In an exclusive e-mail correspondence with Asia Times Online, Abedi said he was privy to information that Obama had been prepared to announce the withdrawal date of July 2011 - as he did on Tuesday - but without sending the extra troops. However, there were two main problems:
  • The US would not accept a Taliban government, to be known to the world as the Islamic Emirate of Afghanistan, to be led by the Taliban leader, Mullah Omar. That is, under no circumstances would Mullah Omar be allowed to feature in any new setup.
  • The US wanted to be able to claim the defeat of al-Qaeda - at present, the US believes it has only been 70% successful.

    Abedi said, "If they [the US] can be assured somehow that the Taliban are not going to overrun any transitional government, and are going to allow the so-called international community to leave behind a stable transitional government which could function for at least 18 months to two years based on Islamic and so-called international values, they might very much be willing to do what they are saying, which is to exit even faster than 18 months."

    Abedi suggested, "If the Obama administration somehow managed to come up with the [necessary] number of Afghan soldiers and police to hand over security to them, and then a [loya jirga] grand council was called by [Afghan President Hamid] Karzai after 18 months and political power was turned over to a number of people [transitional government] who were for the time being accepted by all sides of the conflict, this would give the occupiers a chance to leave ... Brother Hekmatyar and Mullah Omar Mujahid both have said that they won't attack foreign forces on the way out if they pull out of the country immediately.

    "The other side [Karzai government] would not be a concern for the US; they can be slapped on the face and told to shut up and do what they are told ... just like [what happened after] the so-called [August presidential] elections when they told [rival runoff candidate Abdullah] Abdullah to back off and stay quiet, which he gladly did ..."

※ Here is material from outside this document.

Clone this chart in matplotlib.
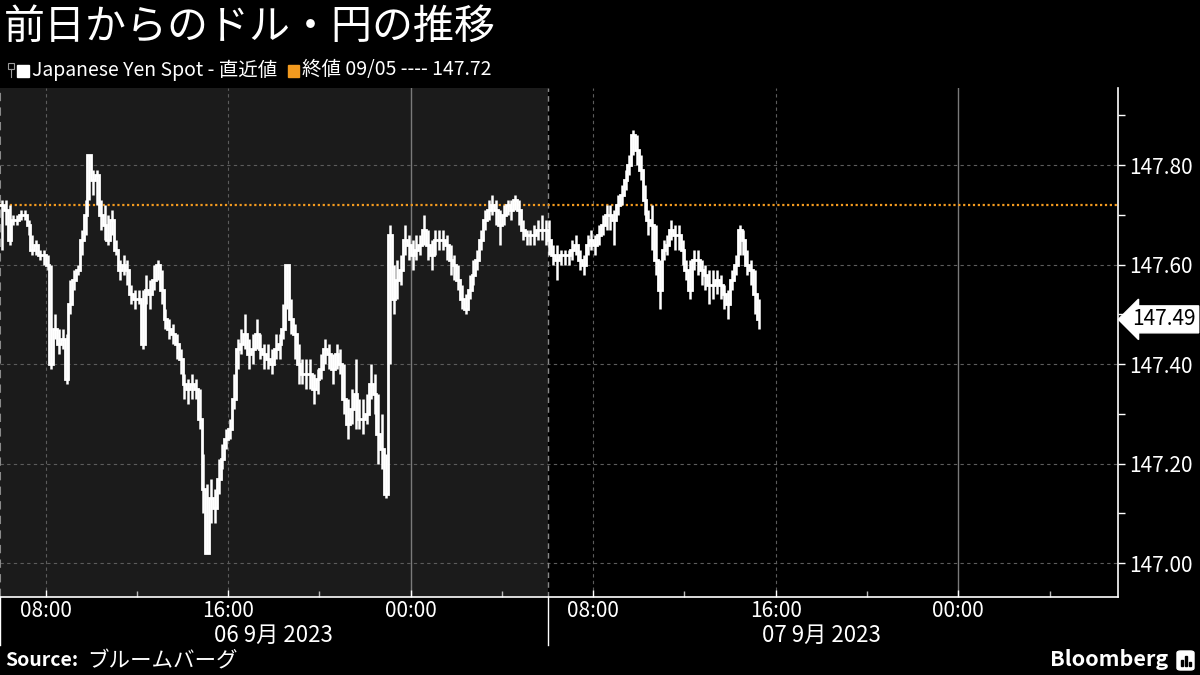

    Abedi, who has had dialogue with senior US officials in addition to Holbrooke on behalf of Hekmatyar, continued, "We know that July 2011 is a start date without an exact end date, and it may be argued at that time that the situation on the ground does not allow US forces and NATO [North Atlantic Treaty Organization] to leave the country ... What do you think the US and its allies would do next? Would there be another surge? Atom bomb? Or something else?"

    Abedi said that for the US, losing or winning the war in Afghanistan is immaterial - its real fight is against al-Qaeda, and therefore in the next phase of the war, the real fight, will be against al-Qaeda.

    "I think the US knows that they have lost the war in Afghanistan, but they have not finished the work in the tribal area near the Durand Line [that separates Pakistan and Afghanistan]. Don't you think that the US might use the 30,000 fresh soldiers as a wall to prevent al-Qaeda members from entering into Afghanistan while they [US] and the Pakistani army attack from all sides to these above-mentioned areas for a final push to do the last and most damage to al-Qaeda, claim victory, and then start leaving gradually to save their face?

    "Don't you think that is the reason they are cornering [Pakistani President Asif Ali] Zardari to deal with the military directly so the military can implement enough pressure on the so-called Pakistani Taliban to let al-Qaeda go from their grip so they [US] can hunt them down," said Abedi.

    Abedi said this was the most suitable way for the US to direct the war only towards al-Qaeda so that deals could be set up with the Afghans. Abedi is convinced that the US should not prolong the war as it is already lost. (Obama admitted in his speech on Tuesday that vast tracts of Afghanistan are under Taliban control).
    For Abedi, a 24-month package - withdrawal after 18 month and six months to set up a transitional government - is the best answer for Afghanistan as it offers opportunities for all of the parties involved.